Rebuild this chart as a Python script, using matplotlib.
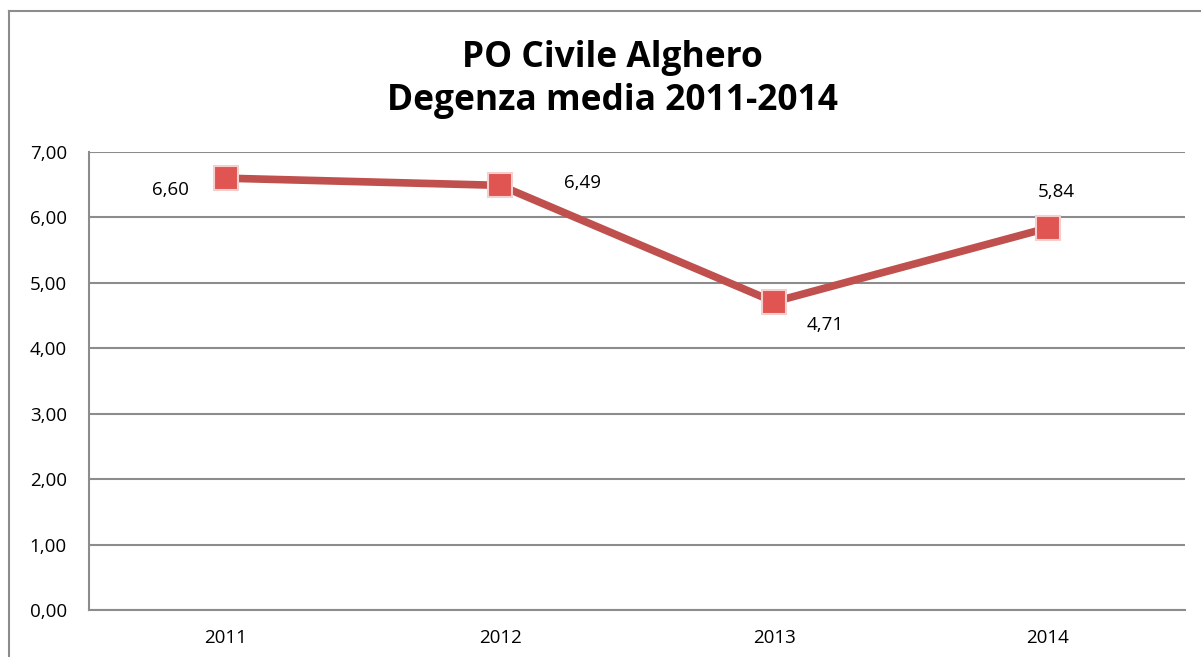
import matplotlib
matplotlib.use("Agg")
import matplotlib.pyplot as plt
from matplotlib.lines import Line2D

years = ["2011", "2012", "2013", "2014"]
values = [6.60, 6.49, 4.71, 5.84]
labels = ["6,60", "6,49", "4,71", "5,84"]
yticks = [0, 1, 2, 3, 4, 5, 6, 7]

plt.rcParams['font.family'] = ['Open Sans', 'DejaVu Sans']

W, H = 1201, 657
fig = plt.figure(figsize=(W / 100, H / 100), dpi=100)
ax = fig.add_axes([89 / W, 1 - 610 / H, (1185 - 89) / W, (610 - 152) / H])

x = list(range(len(years)))
ax.plot(x, values, color="#c0504d", lw=5.5, solid_capstyle="round", zorder=3)
ax.plot(x, values, ls="none", marker="s", markersize=17, markerfacecolor="#e05552",
        markeredgecolor="#f4cfcd", markeredgewidth=1.5, zorder=4)

ax.set_xlim(-0.5, 3.5)
ax.set_ylim(0, 7)
ax.set_yticks(yticks)
ax.set_yticklabels([f"{v:.2f}".replace(".", ",") for v in yticks], fontsize=13.5)
ax.set_xticks(x)
ax.set_xticklabels(years, fontsize=13.5)
ax.tick_params(axis="x", length=0, pad=14)
ax.tick_params(axis="y", length=0, pad=16)
ax.yaxis.grid(True, color="#8c8c8c", lw=1.5)
ax.set_axisbelow(True)
for s in ["top", "right"]:
    ax.spines[s].set_visible(False)
for s in ["left", "bottom"]:
    ax.spines[s].set_color("#8c8c8c")
    ax.spines[s].set_linewidth(1.5)

# offsets in pixels (converted to points)
offsets = [(-56, -12), (82, 2), (51, -23), (8, 36)]
for xi, v, lab, (dx, dy) in zip(x, values, labels, offsets):
    ax.annotate(lab, (xi, v), xytext=(dx * 0.72, dy * 0.72), textcoords="offset points",
                ha="center", va="center", fontsize=13.5, color="black")

fig.text(612 / W, 1 - 58 / H, "PO Civile Alghero", ha="center", va="center",
         fontsize=25.5, fontweight="bold")
fig.text(612 / W, 1 - 101 / H, "Degenza media 2011-2014", ha="center", va="center",
         fontsize=25.5, fontweight="bold")

# outer chart border
fig.add_artist(Line2D([9 / W, 9 / W], [0, 1 - 11 / H], transform=fig.transFigure,
                      color="#8c8c8c", lw=1.5))
fig.add_artist(Line2D([9 / W, 1], [1 - 11 / H, 1 - 11 / H], transform=fig.transFigure,
                      color="#8c8c8c", lw=1.5))

fig.savefig("out.png", dpi=100)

________________________________________

• [Your goal] From the first line above through the line containing "from matplotlib.lines import Line2D", copy everything exactly, without the pictures.

• [Task response]
Rebuild this chart as a Python script, using matplotlib.
import matplotlib
matplotlib.use("Agg")
import matplotlib.pyplot as plt
from matplotlib.lines import Line2D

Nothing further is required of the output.